# RPM??? Ma perche'?

## Montag[SGU]

Gli ebuild sono il punto di forza di Gentoo, l'elemento distintivo che la eleva dal brodo primordiale delle distribuzioni redhat-like, che senso ha rinnegare il lavoro fatto fino ad ora per aderire acriticamente alla LSB?

Credevo di aver trovato la distribuzione definitiva e per questo forse la delusione e' ancor piu' grande...

Trovo che questa involuzione sia non necessaria e dannosa. Come utente mi sento... aspetta! Ma oggi e' il primo Aprile... e' per quello che non e' uscito ieri il GWN? Ma vaff****!!!!!!   :Surprised: 

Oddio, e se non e' uno scherzo?    :Crying or Very sad: 

----------

## cerri

Ma di che parli?

----------

## Montag[SGU]

 *Quote:*   

> Note:  This is an April Fool's joke. 

 

Oddio, m'era preso un mezzo infarto! MALEDETTI!   :Very Happy:   :Very Happy:   :Very Happy: 

@cerri

Come di che parlo? Della newsletter di questa settimana.

http://www.gentoo.org/news/en/gwn/20030401-newsletter.xml

----------

## Dani Tsevech

 :Laughing:   :Laughing:   :Laughing:   :Laughing: 

----------

## Ginko

http://www.gentoo.org/news/en/gwn/20030401-newsletter.xml

 :Very Happy: 

  --Gianluca

----------

## cerri

ahhhhhhhhhhhhhhhhhhhhhhhhhhhh   :Wink: 

----------

## fraris

stavo svenendo!  :Smile: 

ma siamo sicuri che e' uno scherzo ? ahahahahaha

-f-

P.S.

A proposito di april fools joke andate a vedere questo...

su distrowatch!

http://www.distrowatch.com/dwres.php?resource=review-winxp

e' una review di una nuova distribuzione linux... aahahh!!!!!!

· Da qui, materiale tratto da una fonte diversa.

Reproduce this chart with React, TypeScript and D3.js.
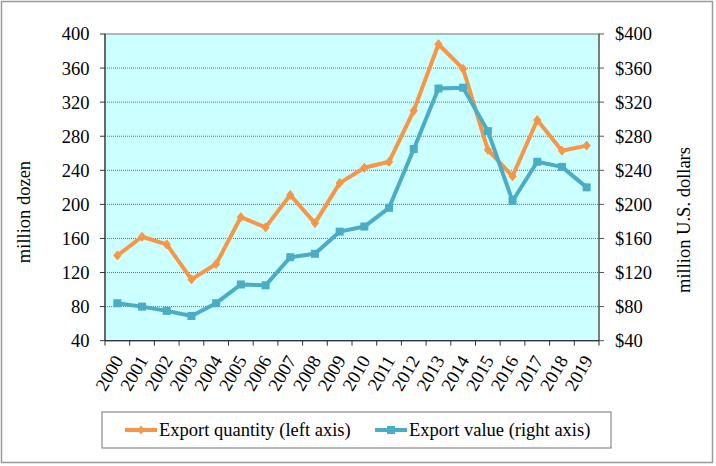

 :Very Happy:   :Very Happy:   :Very Happy:   :Very Happy:   :Very Happy: 

----------

## whitenoise

Infamoni  :Very Happy:  , stamattina ziobudda segnala l'uscita del kernel 2.6! A momenti ci credevo!

----------

## LucaMartinetti

pesce d'aprile!   :Very Happy: 

----------

## Bulldozer

Porcaccia...  :Shocked: . Mi unisco al coro degli ingenui che, puntualmente, si ritrovano con un principio di infarto ogni anno  :Smile: .

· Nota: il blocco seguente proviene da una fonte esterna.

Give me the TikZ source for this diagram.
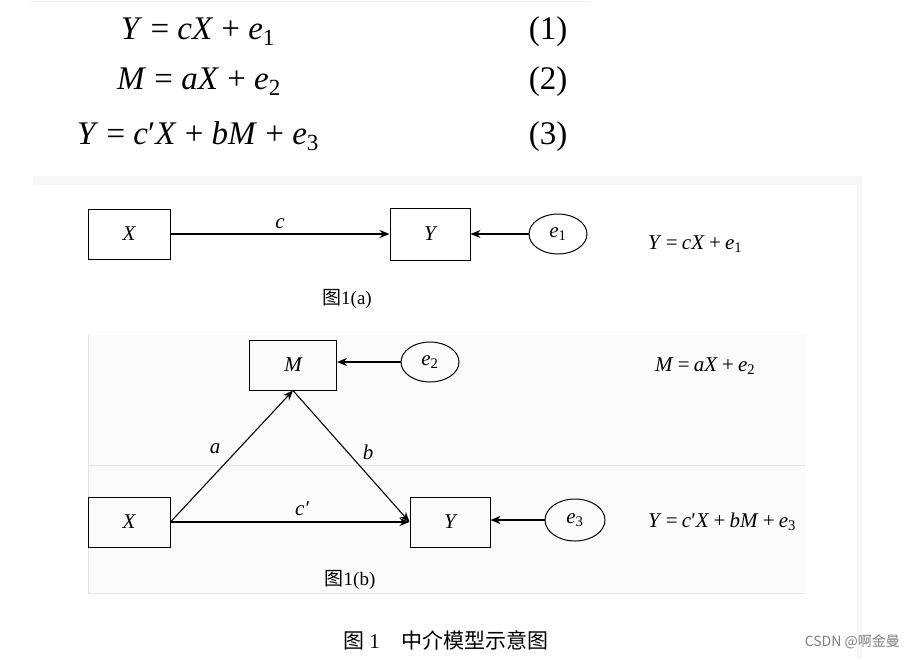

Possibile che non mi ricordi mai di guardare il calendario?

----------

## malteo

Io stavo gridando allo scandalo per tutta la casa prima di leggere la nota  :Razz: 

----------

## bsolar

Vedo che non sono il solo.

Stamane, sul posto di lavoro, alle 7:30 (immaginate un ragazzo rincoglionito e pure scoglionato perché la sveglia non ha suonato ed è arrivato in tempo per un pelo) scopro che c'è la GWN  :Very Happy: 

2 minuti dopo stavo considerando cos'era meglio fare con gli sviluppatori di Gentoo, corromperli o minacciarli.  :Evil or Very Mad: 

subito dopo mi rendo conto di che giorno è. Ad ulteriore conferma la nota in fondo...

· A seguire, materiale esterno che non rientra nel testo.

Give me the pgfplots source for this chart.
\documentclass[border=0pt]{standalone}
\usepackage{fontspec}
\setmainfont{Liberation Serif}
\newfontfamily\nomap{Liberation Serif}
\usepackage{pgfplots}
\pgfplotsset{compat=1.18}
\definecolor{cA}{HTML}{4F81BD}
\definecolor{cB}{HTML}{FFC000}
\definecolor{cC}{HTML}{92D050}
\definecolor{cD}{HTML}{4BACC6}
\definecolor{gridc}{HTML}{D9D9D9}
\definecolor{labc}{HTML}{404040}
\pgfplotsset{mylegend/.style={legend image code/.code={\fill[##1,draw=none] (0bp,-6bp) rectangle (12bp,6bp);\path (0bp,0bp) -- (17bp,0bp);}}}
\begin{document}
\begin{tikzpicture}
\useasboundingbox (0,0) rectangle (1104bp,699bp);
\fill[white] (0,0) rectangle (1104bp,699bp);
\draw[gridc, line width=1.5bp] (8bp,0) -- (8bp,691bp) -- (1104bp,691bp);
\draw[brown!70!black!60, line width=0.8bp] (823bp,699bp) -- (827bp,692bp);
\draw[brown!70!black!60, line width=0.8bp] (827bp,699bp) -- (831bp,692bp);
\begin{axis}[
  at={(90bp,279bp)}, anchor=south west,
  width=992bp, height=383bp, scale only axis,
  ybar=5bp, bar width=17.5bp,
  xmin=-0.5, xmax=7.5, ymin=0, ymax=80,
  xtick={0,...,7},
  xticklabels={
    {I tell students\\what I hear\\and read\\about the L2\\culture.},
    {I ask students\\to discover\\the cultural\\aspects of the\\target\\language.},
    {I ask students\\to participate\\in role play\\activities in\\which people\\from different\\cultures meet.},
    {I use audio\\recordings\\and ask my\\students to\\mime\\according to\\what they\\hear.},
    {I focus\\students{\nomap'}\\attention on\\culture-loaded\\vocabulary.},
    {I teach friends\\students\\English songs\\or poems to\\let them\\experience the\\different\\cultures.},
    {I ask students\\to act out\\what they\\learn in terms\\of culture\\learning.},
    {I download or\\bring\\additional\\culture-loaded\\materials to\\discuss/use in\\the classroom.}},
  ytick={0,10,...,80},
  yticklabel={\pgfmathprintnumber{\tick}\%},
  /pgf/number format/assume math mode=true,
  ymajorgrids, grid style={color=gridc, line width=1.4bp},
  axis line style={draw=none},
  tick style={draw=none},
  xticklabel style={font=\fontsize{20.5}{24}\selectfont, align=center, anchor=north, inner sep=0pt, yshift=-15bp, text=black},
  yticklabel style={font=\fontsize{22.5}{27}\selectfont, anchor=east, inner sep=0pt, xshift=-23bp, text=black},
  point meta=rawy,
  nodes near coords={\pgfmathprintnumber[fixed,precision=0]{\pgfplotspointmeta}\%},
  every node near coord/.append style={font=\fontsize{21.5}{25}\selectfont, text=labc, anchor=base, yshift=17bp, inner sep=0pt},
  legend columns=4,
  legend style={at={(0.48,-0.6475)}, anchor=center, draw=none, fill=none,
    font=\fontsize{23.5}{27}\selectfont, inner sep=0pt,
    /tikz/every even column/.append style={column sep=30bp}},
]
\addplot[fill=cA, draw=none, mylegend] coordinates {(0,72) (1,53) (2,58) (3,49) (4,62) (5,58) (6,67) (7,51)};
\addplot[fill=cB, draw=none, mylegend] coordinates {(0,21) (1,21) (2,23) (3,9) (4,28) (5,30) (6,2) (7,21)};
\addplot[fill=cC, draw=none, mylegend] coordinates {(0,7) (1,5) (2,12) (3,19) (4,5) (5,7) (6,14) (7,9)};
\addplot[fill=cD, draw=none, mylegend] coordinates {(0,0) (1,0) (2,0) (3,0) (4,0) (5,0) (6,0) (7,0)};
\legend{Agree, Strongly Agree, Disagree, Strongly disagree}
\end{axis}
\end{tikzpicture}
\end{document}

In poche parole in 3 minuti ho perso 10 anni di vita...

----------

## cerri

Pensate cosa vi poteva succedere se leggevate slashdot... stamattina era da sbellicarsi!

----------

## bsolar

 *cerri wrote:*   

> Pensate cosa vi poteva succedere se leggevate slashdot... stamattina era da sbellicarsi!

 

Qualcosa contro la programmazione a spazi bianchi?

----------

## cerri

No,no, ma dovevo ricompilare tcpdump e ethereal per il riconoscimento dell'evil bit!!!  :Very Happy:  MAMMA MIA CHE SITUAZIONE!

----------

## bsolar

 *bsolar wrote:*   

>  *cerri wrote:*   Pensate cosa vi poteva succedere se leggevate slashdot... stamattina era da sbellicarsi! 
> 
> Qualcosa contro la programmazione a spazi bianchi?

 

Uh-oh? Sembra che la programmazione a spazi bianchi sia una realtà.  :Shocked: 

Certo che se ne vedono di abusi di risorse umane in giro...

----------

## KiTaSuMbA

Hahah... a dire il vero per 2 secondi c'ho creduto la storia del rpm, ma appena arrivato alla riferita perdita delle "USE flags" ho capito... Poi mi sono riccordato alcune discussioni con i devs quasi un anno fa che apertamente accusavano LSB su roba molto meno seria che i maledetti rpm. 

Secondo me l'hanno fatta troppo grossa la bugia... migrare in rpm sarebbe non essere gentoo e non e' facile crederci. Una bugia ugualmente da infarto ma molto piu credibile sarebbe che drobbins ha dovuto chiudere lo sviluppo per andare a lavorare su qualche ditta, o che ha "venduto" gentoo a RedHat/SuSE che diventera' una loro figliale (con l'ovvio scopo di smantellamento o bastardizazzione con rpm appunto).

Pesce d'aprile si...

----------